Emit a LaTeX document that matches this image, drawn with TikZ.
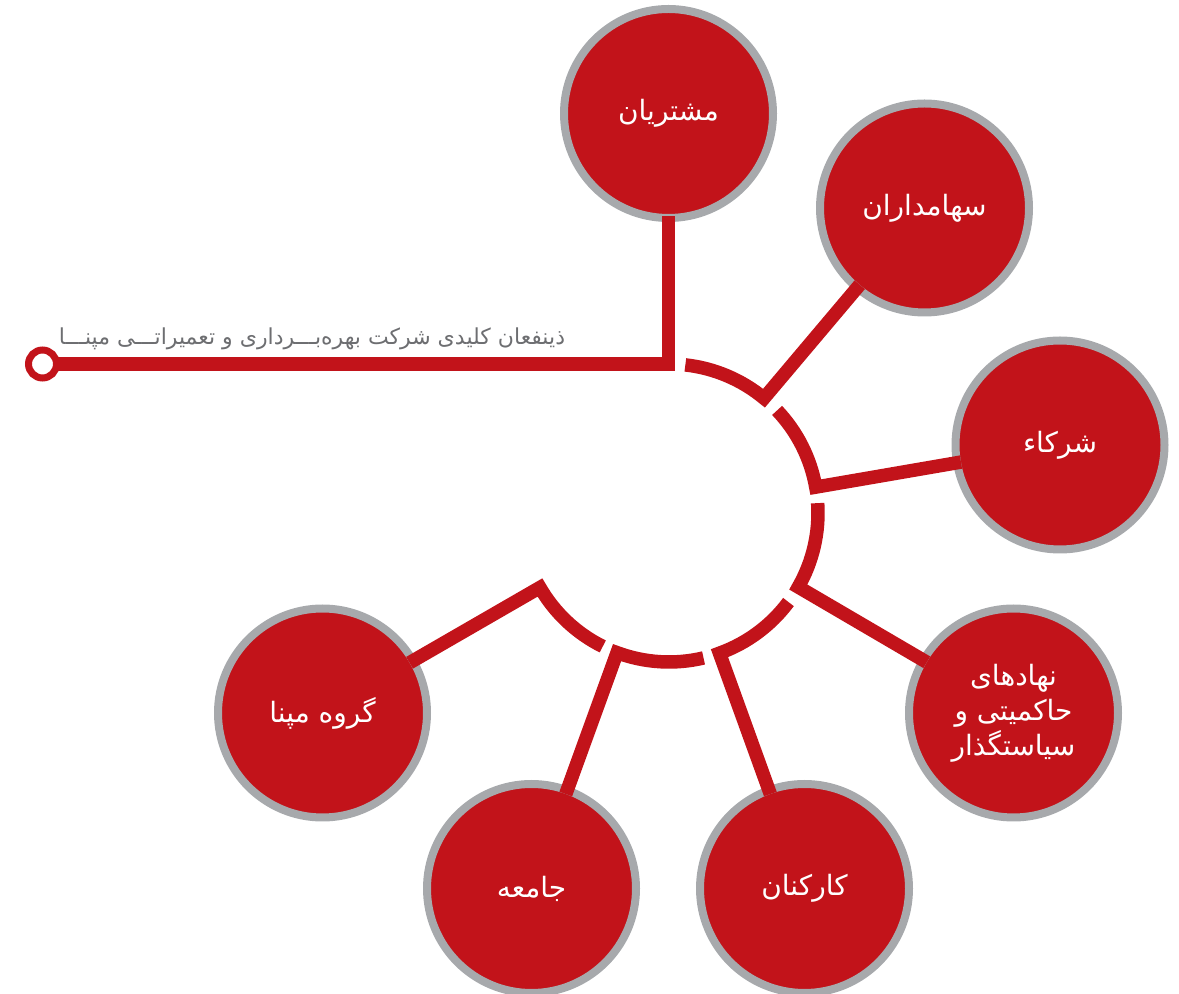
\documentclass[tikz,border=0pt]{standalone}
\usepackage{fontspec}
\TeXXeTstate=1
\newfontfamily\arabicfont[Script=Arabic]{DejaVu Sans}
\definecolor{mapnared}{HTML}{C2131A}
\definecolor{ringgray}{HTML}{A7A9AC}
\definecolor{titlegray}{HTML}{6D6E71}
\tikzset{
  party/.style={circle,draw=ringgray,fill=mapnared,line width=8pt,minimum size=209pt,inner sep=0pt,outer sep=0pt,text=white,font=\arabicfont\fontsize{28}{35}\selectfont,align=center},
  link/.style={draw=mapnared,line width=13.5pt,line join=miter,miter limit=12,shorten >=-4pt},
  titletext/.style={text=titlegray,font=\arabicfont\fontsize{22}{26}\selectfont,inner sep=0pt},
  startring/.style={circle,draw=mapnared,fill=white,line width=7pt,minimum size=28pt,inner sep=0pt,outer sep=0pt}
}
\begin{document}
\begin{tikzpicture}[x=1pt,y=1pt]
\useasboundingbox (0,0) rectangle (1179,994);
\coordinate (hub) at (669,481);
\node[party] (c1) at (668.5,880.5) {\beginR مشتریان\endR};
\node[party] (c2) at (924.5,786) {\beginR سهامداران\endR};
\node[party] (c3) at (1060,549) {\beginR شرکاء\endR};
\node[party] (c4) at (1013.5,281) {\beginR نهادهای\endR\\\beginR حاکمیتی و\endR\\\beginR سیاستگذار\endR};
\node[party] (c5) at (804.5,105.5) {\beginR کارکنان\endR};
\node[party] (c6) at (531.5,105.5) {\beginR جامعه\endR};
\node[party] (c7) at (322.5,281) {\beginR گروه مپنا\endR};
\node[titletext] (title) at (312,655) {\beginR ذینفعان کلیدی شرکت بهره‌بـــرداری و تعمیراتـــی مپنـــا\endR};
\node[startring] (start) at (42.5,630) {};
\coordinate (corner) at (668.5,630);
\draw[link,shorten >=-2pt] (start) -- (corner) -- (c1);
\draw[link] ([shift={(83.7:149pt)}]hub) arc[start angle=83.7,end angle=50.4,radius=149pt] -- (c2);
\draw[link] ([shift={(43.5:149pt)}]hub) arc[start angle=43.5,end angle=10,radius=149pt] -- (c3);
\draw[link] ([shift={(3.8:149pt)}]hub) arc[start angle=3.8,end angle=-29.8,radius=149pt] -- (c4);
\draw[link] ([shift={(-36.7:149pt)}]hub) arc[start angle=-36.7,end angle=-70.2,radius=149pt] -- (c5);
\draw[link] ([shift={(-76.6:149pt)}]hub) arc[start angle=-76.6,end angle=-110.4,radius=149pt] -- (c6);
\draw[link] ([shift={(-116.4:149pt)}]hub) arc[start angle=-116.4,end angle=-150,radius=149pt] -- (c7);
\end{tikzpicture}
\end{document}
────────────────────
Request:
Copy out all of the material exactly as written, without its pictures.

Worked answer:
Emit a LaTeX document that matches this image, drawn with TikZ.
\documentclass[tikz,border=0pt]{standalone}
\usepackage{fontspec}
\TeXXeTstate=1
\newfontfamily\arabicfont[Script=Arabic]{DejaVu Sans}
\definecolor{mapnared}{HTML}{C2131A}
\definecolor{ringgray}{HTML}{A7A9AC}
\definecolor{titlegray}{HTML}{6D6E71}
\tikzset{
  party/.style={circle,draw=ringgray,fill=mapnared,line width=8pt,minimum size=209pt,inner sep=0pt,outer sep=0pt,text=white,font=\arabicfont\fontsize{28}{35}\selectfont,align=center},
  link/.style={draw=mapnared,line width=13.5pt,line join=miter,miter limit=12,shorten >=-4pt},
  titletext/.style={text=titlegray,font=\arabicfont\fontsize{22}{26}\selectfont,inner sep=0pt},
  startring/.style={circle,draw=mapnared,fill=white,line width=7pt,minimum size=28pt,inner sep=0pt,outer sep=0pt}
}
\begin{document}
\begin{tikzpicture}[x=1pt,y=1pt]
\useasboundingbox (0,0) rectangle (1179,994);
\coordinate (hub) at (669,481);
\node[party] (c1) at (668.5,880.5) {\beginR مشتریان\endR};
\node[party] (c2) at (924.5,786) {\beginR سهامداران\endR};
\node[party] (c3) at (1060,549) {\beginR شرکاء\endR};
\node[party] (c4) at (1013.5,281) {\beginR نهادهای\endR\\\beginR حاکمیتی و\endR\\\beginR سیاستگذار\endR};
\node[party] (c5) at (804.5,105.5) {\beginR کارکنان\endR};
\node[party] (c6) at (531.5,105.5) {\beginR جامعه\endR};
\node[party] (c7) at (322.5,281) {\beginR گروه مپنا\endR};
\node[titletext] (title) at (312,655) {\beginR ذینفعان کلیدی شرکت بهره‌بـــرداری و تعمیراتـــی مپنـــا\endR};
\node[startring] (start) at (42.5,630) {};
\coordinate (corner) at (668.5,630);
\draw[link,shorten >=-2pt] (start) -- (corner) -- (c1);
\draw[link] ([shift={(83.7:149pt)}]hub) arc[start angle=83.7,end angle=50.4,radius=149pt] -- (c2);
\draw[link] ([shift={(43.5:149pt)}]hub) arc[start angle=43.5,end angle=10,radius=149pt] -- (c3);
\draw[link] ([shift={(3.8:149pt)}]hub) arc[start angle=3.8,end angle=-29.8,radius=149pt] -- (c4);
\draw[link] ([shift={(-36.7:149pt)}]hub) arc[start angle=-36.7,end angle=-70.2,radius=149pt] -- (c5);
\draw[link] ([shift={(-76.6:149pt)}]hub) arc[start angle=-76.6,end angle=-110.4,radius=149pt] -- (c6);
\draw[link] ([shift={(-116.4:149pt)}]hub) arc[start angle=-116.4,end angle=-150,radius=149pt] -- (c7);
\end{tikzpicture}
\end{document}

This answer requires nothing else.